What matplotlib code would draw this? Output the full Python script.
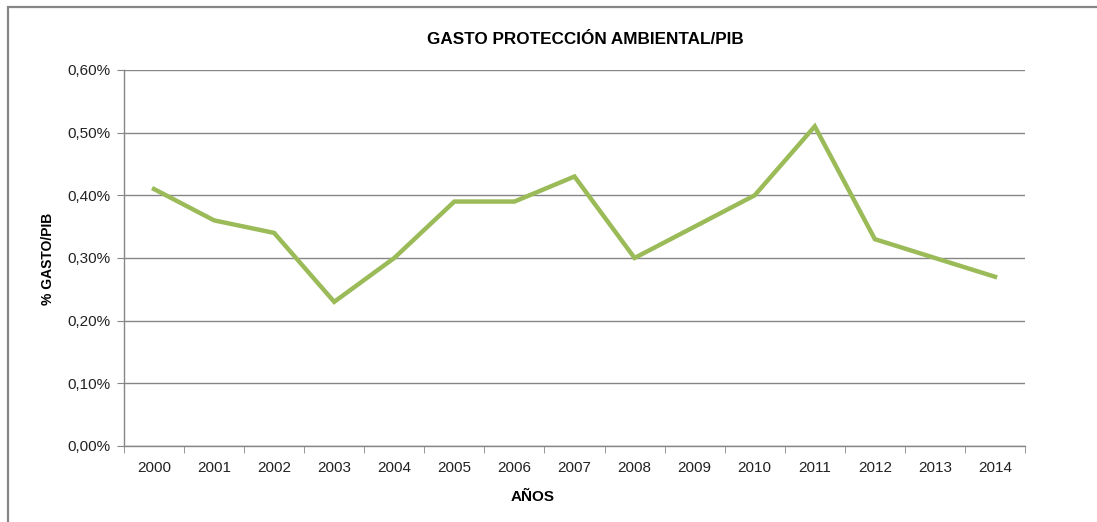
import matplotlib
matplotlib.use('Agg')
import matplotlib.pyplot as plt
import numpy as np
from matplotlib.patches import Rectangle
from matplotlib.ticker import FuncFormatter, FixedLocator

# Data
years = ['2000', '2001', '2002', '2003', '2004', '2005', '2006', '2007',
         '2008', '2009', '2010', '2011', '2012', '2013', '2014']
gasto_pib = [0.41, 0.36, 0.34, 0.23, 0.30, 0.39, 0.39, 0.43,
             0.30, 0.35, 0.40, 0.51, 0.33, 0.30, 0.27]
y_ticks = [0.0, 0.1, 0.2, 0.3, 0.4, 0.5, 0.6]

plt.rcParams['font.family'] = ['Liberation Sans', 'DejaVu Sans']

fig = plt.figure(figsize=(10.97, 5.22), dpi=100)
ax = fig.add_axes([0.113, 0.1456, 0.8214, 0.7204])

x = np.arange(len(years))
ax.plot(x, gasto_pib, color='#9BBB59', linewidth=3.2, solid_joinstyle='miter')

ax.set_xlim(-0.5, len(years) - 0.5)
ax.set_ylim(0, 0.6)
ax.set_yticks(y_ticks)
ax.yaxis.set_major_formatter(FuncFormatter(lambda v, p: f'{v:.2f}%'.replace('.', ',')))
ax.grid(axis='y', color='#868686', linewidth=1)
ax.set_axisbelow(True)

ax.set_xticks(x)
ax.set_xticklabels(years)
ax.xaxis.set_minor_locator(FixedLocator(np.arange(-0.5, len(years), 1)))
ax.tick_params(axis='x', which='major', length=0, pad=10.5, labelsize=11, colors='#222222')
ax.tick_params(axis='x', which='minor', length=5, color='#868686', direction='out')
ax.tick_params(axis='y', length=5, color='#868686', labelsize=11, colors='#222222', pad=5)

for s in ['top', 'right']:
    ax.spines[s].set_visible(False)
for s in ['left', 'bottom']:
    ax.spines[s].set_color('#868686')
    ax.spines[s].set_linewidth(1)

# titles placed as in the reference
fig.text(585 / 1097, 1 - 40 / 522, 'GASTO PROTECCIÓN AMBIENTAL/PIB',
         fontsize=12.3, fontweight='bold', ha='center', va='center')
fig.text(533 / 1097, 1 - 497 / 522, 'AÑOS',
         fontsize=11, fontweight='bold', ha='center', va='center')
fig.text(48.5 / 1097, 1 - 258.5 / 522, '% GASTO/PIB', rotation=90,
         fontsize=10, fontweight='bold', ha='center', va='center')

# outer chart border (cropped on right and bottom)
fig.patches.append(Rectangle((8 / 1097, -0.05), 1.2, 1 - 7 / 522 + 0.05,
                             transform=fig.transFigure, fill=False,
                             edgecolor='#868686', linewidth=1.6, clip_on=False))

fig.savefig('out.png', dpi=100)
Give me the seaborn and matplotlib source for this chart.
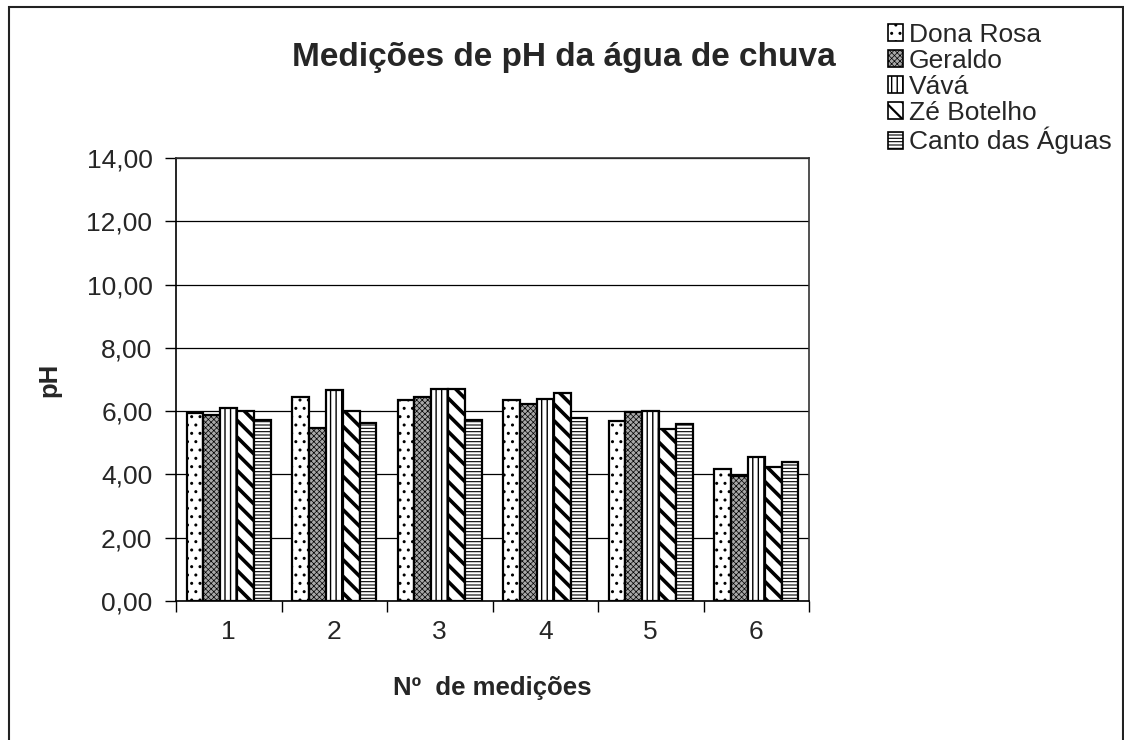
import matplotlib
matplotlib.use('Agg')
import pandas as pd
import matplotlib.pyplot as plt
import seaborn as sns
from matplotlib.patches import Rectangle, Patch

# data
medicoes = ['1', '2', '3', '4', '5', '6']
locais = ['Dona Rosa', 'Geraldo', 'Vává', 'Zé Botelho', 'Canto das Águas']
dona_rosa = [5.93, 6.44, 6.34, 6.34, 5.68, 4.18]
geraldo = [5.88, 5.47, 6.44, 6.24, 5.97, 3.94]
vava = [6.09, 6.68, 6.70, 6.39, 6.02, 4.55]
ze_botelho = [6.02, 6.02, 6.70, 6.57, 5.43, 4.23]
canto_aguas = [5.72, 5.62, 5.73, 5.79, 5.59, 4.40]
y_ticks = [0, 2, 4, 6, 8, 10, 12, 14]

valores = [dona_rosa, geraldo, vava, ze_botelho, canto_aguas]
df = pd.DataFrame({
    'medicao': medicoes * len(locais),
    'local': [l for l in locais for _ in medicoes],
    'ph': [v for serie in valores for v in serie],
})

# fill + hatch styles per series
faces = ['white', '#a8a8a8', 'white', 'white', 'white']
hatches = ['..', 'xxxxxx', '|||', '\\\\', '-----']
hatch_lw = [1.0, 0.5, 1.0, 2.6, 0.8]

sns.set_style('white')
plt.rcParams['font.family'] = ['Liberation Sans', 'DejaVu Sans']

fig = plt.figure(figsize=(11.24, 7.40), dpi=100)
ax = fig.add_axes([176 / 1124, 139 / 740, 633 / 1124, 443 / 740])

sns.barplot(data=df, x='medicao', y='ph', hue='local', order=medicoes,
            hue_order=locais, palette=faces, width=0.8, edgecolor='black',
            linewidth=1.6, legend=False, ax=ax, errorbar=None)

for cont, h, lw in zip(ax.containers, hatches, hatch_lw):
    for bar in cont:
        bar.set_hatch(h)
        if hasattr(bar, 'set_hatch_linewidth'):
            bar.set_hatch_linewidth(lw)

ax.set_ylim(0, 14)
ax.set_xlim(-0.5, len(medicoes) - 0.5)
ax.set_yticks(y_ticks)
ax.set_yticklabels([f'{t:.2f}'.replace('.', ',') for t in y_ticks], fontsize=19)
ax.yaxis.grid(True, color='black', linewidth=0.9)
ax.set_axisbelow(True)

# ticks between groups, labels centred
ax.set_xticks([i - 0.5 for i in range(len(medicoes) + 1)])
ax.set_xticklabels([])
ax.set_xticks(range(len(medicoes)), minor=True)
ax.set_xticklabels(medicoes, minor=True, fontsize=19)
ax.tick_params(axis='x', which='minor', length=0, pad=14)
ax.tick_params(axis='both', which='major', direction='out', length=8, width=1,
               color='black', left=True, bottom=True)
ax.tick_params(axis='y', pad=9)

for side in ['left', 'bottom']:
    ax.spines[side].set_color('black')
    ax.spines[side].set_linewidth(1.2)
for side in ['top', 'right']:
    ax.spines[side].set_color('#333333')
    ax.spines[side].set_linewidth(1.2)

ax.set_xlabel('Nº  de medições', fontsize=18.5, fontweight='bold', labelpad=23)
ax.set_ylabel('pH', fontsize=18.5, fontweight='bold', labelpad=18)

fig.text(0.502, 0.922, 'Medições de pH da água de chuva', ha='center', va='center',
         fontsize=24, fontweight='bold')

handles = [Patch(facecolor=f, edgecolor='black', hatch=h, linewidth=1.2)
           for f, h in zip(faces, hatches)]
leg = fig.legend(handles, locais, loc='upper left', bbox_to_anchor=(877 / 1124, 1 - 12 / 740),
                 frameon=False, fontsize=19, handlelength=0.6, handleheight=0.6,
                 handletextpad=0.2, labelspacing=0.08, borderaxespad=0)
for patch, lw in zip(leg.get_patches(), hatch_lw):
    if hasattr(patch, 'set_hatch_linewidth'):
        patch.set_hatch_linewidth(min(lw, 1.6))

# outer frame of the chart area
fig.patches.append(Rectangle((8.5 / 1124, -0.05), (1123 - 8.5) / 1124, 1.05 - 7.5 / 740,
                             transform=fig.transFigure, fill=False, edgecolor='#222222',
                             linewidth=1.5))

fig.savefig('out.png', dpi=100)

● ● ●

### Your goal
Reproduce the whole listing word for word, setting aside any pictures.

### The output
What matplotlib code would draw this? Output the full Python script.
import matplotlib
matplotlib.use('Agg')
import matplotlib.pyplot as plt
import numpy as np
from matplotlib.patches import Rectangle
from matplotlib.ticker import FuncFormatter, FixedLocator

# Data
years = ['2000', '2001', '2002', '2003', '2004', '2005', '2006', '2007',
         '2008', '2009', '2010', '2011', '2012', '2013', '2014']
gasto_pib = [0.41, 0.36, 0.34, 0.23, 0.30, 0.39, 0.39, 0.43,
             0.30, 0.35, 0.40, 0.51, 0.33, 0.30, 0.27]
y_ticks = [0.0, 0.1, 0.2, 0.3, 0.4, 0.5, 0.6]

plt.rcParams['font.family'] = ['Liberation Sans', 'DejaVu Sans']

fig = plt.figure(figsize=(10.97, 5.22), dpi=100)
ax = fig.add_axes([0.113, 0.1456, 0.8214, 0.7204])

x = np.arange(len(years))
ax.plot(x, gasto_pib, color='#9BBB59', linewidth=3.2, solid_joinstyle='miter')

ax.set_xlim(-0.5, len(years) - 0.5)
ax.set_ylim(0, 0.6)
ax.set_yticks(y_ticks)
ax.yaxis.set_major_formatter(FuncFormatter(lambda v, p: f'{v:.2f}%'.replace('.', ',')))
ax.grid(axis='y', color='#868686', linewidth=1)
ax.set_axisbelow(True)

ax.set_xticks(x)
ax.set_xticklabels(years)
ax.xaxis.set_minor_locator(FixedLocator(np.arange(-0.5, len(years), 1)))
ax.tick_params(axis='x', which='major', length=0, pad=10.5, labelsize=11, colors='#222222')
ax.tick_params(axis='x', which='minor', length=5, color='#868686', direction='out')
ax.tick_params(axis='y', length=5, color='#868686', labelsize=11, colors='#222222', pad=5)

for s in ['top', 'right']:
    ax.spines[s].set_visible(False)
for s in ['left', 'bottom']:
    ax.spines[s].set_color('#868686')
    ax.spines[s].set_linewidth(1)

# titles placed as in the reference
fig.text(585 / 1097, 1 - 40 / 522, 'GASTO PROTECCIÓN AMBIENTAL/PIB',
         fontsize=12.3, fontweight='bold', ha='center', va='center')
fig.text(533 / 1097, 1 - 497 / 522, 'AÑOS',
         fontsize=11, fontweight='bold', ha='center', va='center')
fig.text(48.5 / 1097, 1 - 258.5 / 522, '% GASTO/PIB', rotation=90,
         fontsize=10, fontweight='bold', ha='center', va='center')

# outer chart border (cropped on right and bottom)
fig.patches.append(Rectangle((8 / 1097, -0.05), 1.2, 1 - 7 / 522 + 0.05,
                             transform=fig.transFigure, fill=False,
                             edgecolor='#868686', linewidth=1.6, clip_on=False))

fig.savefig('out.png', dpi=100)
Give me the seaborn and matplotlib source for this chart.
import matplotlib
matplotlib.use('Agg')
import pandas as pd
import matplotlib.pyplot as plt
import seaborn as sns
from matplotlib.patches import Rectangle, Patch

# data
medicoes = ['1', '2', '3', '4', '5', '6']
locais = ['Dona Rosa', 'Geraldo', 'Vává', 'Zé Botelho', 'Canto das Águas']
dona_rosa = [5.93, 6.44, 6.34, 6.34, 5.68, 4.18]
geraldo = [5.88, 5.47, 6.44, 6.24, 5.97, 3.94]
vava = [6.09, 6.68, 6.70, 6.39, 6.02, 4.55]
ze_botelho = [6.02, 6.02, 6.70, 6.57, 5.43, 4.23]
canto_aguas = [5.72, 5.62, 5.73, 5.79, 5.59, 4.40]
y_ticks = [0, 2, 4, 6, 8, 10, 12, 14]

valores = [dona_rosa, geraldo, vava, ze_botelho, canto_aguas]
df = pd.DataFrame({
    'medicao': medicoes * len(locais),
    'local': [l for l in locais for _ in medicoes],
    'ph': [v for serie in valores for v in serie],
})

# fill + hatch styles per series
faces = ['white', '#a8a8a8', 'white', 'white', 'white']
hatches = ['..', 'xxxxxx', '|||', '\\\\', '-----']
hatch_lw = [1.0, 0.5, 1.0, 2.6, 0.8]

sns.set_style('white')
plt.rcParams['font.family'] = ['Liberation Sans', 'DejaVu Sans']

fig = plt.figure(figsize=(11.24, 7.40), dpi=100)
ax = fig.add_axes([176 / 1124, 139 / 740, 633 / 1124, 443 / 740])

sns.barplot(data=df, x='medicao', y='ph', hue='local', order=medicoes,
            hue_order=locais, palette=faces, width=0.8, edgecolor='black',
            linewidth=1.6, legend=False, ax=ax, errorbar=None)

for cont, h, lw in zip(ax.containers, hatches, hatch_lw):
    for bar in cont:
        bar.set_hatch(h)
        if hasattr(bar, 'set_hatch_linewidth'):
            bar.set_hatch_linewidth(lw)

ax.set_ylim(0, 14)
ax.set_xlim(-0.5, len(medicoes) - 0.5)
ax.set_yticks(y_ticks)
ax.set_yticklabels([f'{t:.2f}'.replace('.', ',') for t in y_ticks], fontsize=19)
ax.yaxis.grid(True, color='black', linewidth=0.9)
ax.set_axisbelow(True)

# ticks between groups, labels centred
ax.set_xticks([i - 0.5 for i in range(len(medicoes) + 1)])
ax.set_xticklabels([])
ax.set_xticks(range(len(medicoes)), minor=True)
ax.set_xticklabels(medicoes, minor=True, fontsize=19)
ax.tick_params(axis='x', which='minor', length=0, pad=14)
ax.tick_params(axis='both', which='major', direction='out', length=8, width=1,
               color='black', left=True, bottom=True)
ax.tick_params(axis='y', pad=9)

for side in ['left', 'bottom']:
    ax.spines[side].set_color('black')
    ax.spines[side].set_linewidth(1.2)
for side in ['top', 'right']:
    ax.spines[side].set_color('#333333')
    ax.spines[side].set_linewidth(1.2)

ax.set_xlabel('Nº  de medições', fontsize=18.5, fontweight='bold', labelpad=23)
ax.set_ylabel('pH', fontsize=18.5, fontweight='bold', labelpad=18)

fig.text(0.502, 0.922, 'Medições de pH da água de chuva', ha='center', va='center',
         fontsize=24, fontweight='bold')

handles = [Patch(facecolor=f, edgecolor='black', hatch=h, linewidth=1.2)
           for f, h in zip(faces, hatches)]
leg = fig.legend(handles, locais, loc='upper left', bbox_to_anchor=(877 / 1124, 1 - 12 / 740),
                 frameon=False, fontsize=19, handlelength=0.6, handleheight=0.6,
                 handletextpad=0.2, labelspacing=0.08, borderaxespad=0)
for patch, lw in zip(leg.get_patches(), hatch_lw):
    if hasattr(patch, 'set_hatch_linewidth'):
        patch.set_hatch_linewidth(min(lw, 1.6))

# outer frame of the chart area
fig.patches.append(Rectangle((8.5 / 1124, -0.05), (1123 - 8.5) / 1124, 1.05 - 7.5 / 740,
                             transform=fig.transFigure, fill=False, edgecolor='#222222',
                             linewidth=1.5))

fig.savefig('out.png', dpi=100)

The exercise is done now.